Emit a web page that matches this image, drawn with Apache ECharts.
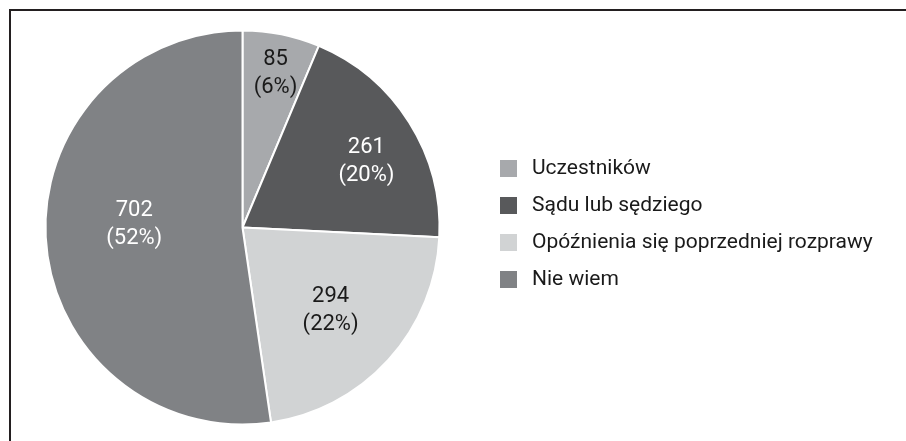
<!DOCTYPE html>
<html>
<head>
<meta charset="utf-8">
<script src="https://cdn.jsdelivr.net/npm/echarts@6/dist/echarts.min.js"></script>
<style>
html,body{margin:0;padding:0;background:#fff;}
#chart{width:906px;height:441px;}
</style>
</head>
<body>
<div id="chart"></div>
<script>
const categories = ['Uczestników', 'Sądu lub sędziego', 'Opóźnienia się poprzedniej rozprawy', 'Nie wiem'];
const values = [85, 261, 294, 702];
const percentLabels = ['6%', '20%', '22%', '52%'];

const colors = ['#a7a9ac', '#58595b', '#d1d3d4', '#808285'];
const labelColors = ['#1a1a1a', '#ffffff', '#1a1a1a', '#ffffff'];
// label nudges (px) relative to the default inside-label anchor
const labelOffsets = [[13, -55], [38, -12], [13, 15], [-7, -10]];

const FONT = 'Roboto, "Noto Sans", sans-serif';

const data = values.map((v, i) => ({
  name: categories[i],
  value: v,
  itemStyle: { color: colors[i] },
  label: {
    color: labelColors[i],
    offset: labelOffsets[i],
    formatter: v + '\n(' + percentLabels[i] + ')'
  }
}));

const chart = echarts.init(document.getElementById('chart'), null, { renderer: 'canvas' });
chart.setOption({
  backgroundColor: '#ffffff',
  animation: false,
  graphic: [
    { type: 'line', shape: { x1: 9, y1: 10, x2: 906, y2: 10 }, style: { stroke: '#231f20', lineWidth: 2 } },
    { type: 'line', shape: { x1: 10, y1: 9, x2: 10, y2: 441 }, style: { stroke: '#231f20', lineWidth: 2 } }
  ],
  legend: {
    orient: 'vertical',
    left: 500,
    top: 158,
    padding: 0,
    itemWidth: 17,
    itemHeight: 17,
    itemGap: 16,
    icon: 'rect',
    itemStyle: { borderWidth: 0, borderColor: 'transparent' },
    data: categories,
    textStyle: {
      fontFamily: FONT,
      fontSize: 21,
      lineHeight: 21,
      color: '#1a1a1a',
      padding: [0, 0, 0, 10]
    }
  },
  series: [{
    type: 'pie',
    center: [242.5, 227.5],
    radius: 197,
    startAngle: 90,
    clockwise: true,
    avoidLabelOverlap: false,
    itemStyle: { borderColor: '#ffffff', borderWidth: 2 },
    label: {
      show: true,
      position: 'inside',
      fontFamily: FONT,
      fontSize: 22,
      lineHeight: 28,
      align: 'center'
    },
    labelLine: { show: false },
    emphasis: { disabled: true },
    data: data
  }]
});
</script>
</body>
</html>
□ □ □ □
WHAT IS BEING ASKED -
Leave out the pictures and output the rest of the material exactly as written.

OUTPUT FOR THIS TASK -
Emit a web page that matches this image, drawn with Apache ECharts.
<!DOCTYPE html>
<html>
<head>
<meta charset="utf-8">
<script src="https://cdn.jsdelivr.net/npm/echarts@6/dist/echarts.min.js"></script>
<style>
html,body{margin:0;padding:0;background:#fff;}
#chart{width:906px;height:441px;}
</style>
</head>
<body>
<div id="chart"></div>
<script>
const categories = ['Uczestników', 'Sądu lub sędziego', 'Opóźnienia się poprzedniej rozprawy', 'Nie wiem'];
const values = [85, 261, 294, 702];
const percentLabels = ['6%', '20%', '22%', '52%'];

const colors = ['#a7a9ac', '#58595b', '#d1d3d4', '#808285'];
const labelColors = ['#1a1a1a', '#ffffff', '#1a1a1a', '#ffffff'];
// label nudges (px) relative to the default inside-label anchor
const labelOffsets = [[13, -55], [38, -12], [13, 15], [-7, -10]];

const FONT = 'Roboto, "Noto Sans", sans-serif';

const data = values.map((v, i) => ({
  name: categories[i],
  value: v,
  itemStyle: { color: colors[i] },
  label: {
    color: labelColors[i],
    offset: labelOffsets[i],
    formatter: v + '\n(' + percentLabels[i] + ')'
  }
}));

const chart = echarts.init(document.getElementById('chart'), null, { renderer: 'canvas' });
chart.setOption({
  backgroundColor: '#ffffff',
  animation: false,
  graphic: [
    { type: 'line', shape: { x1: 9, y1: 10, x2: 906, y2: 10 }, style: { stroke: '#231f20', lineWidth: 2 } },
    { type: 'line', shape: { x1: 10, y1: 9, x2: 10, y2: 441 }, style: { stroke: '#231f20', lineWidth: 2 } }
  ],
  legend: {
    orient: 'vertical',
    left: 500,
    top: 158,
    padding: 0,
    itemWidth: 17,
    itemHeight: 17,
    itemGap: 16,
    icon: 'rect',
    itemStyle: { borderWidth: 0, borderColor: 'transparent' },
    data: categories,
    textStyle: {
      fontFamily: FONT,
      fontSize: 21,
      lineHeight: 21,
      color: '#1a1a1a',
      padding: [0, 0, 0, 10]
    }
  },
  series: [{
    type: 'pie',
    center: [242.5, 227.5],
    radius: 197,
    startAngle: 90,
    clockwise: true,
    avoidLabelOverlap: false,
    itemStyle: { borderColor: '#ffffff', borderWidth: 2 },
    label: {
      show: true,
      position: 'inside',
      fontFamily: FONT,
      fontSize: 22,
      lineHeight: 28,
      align: 'center'
    },
    labelLine: { show: false },
    emphasis: { disabled: true },
    data: data
  }]
});
</script>
</body>
</html>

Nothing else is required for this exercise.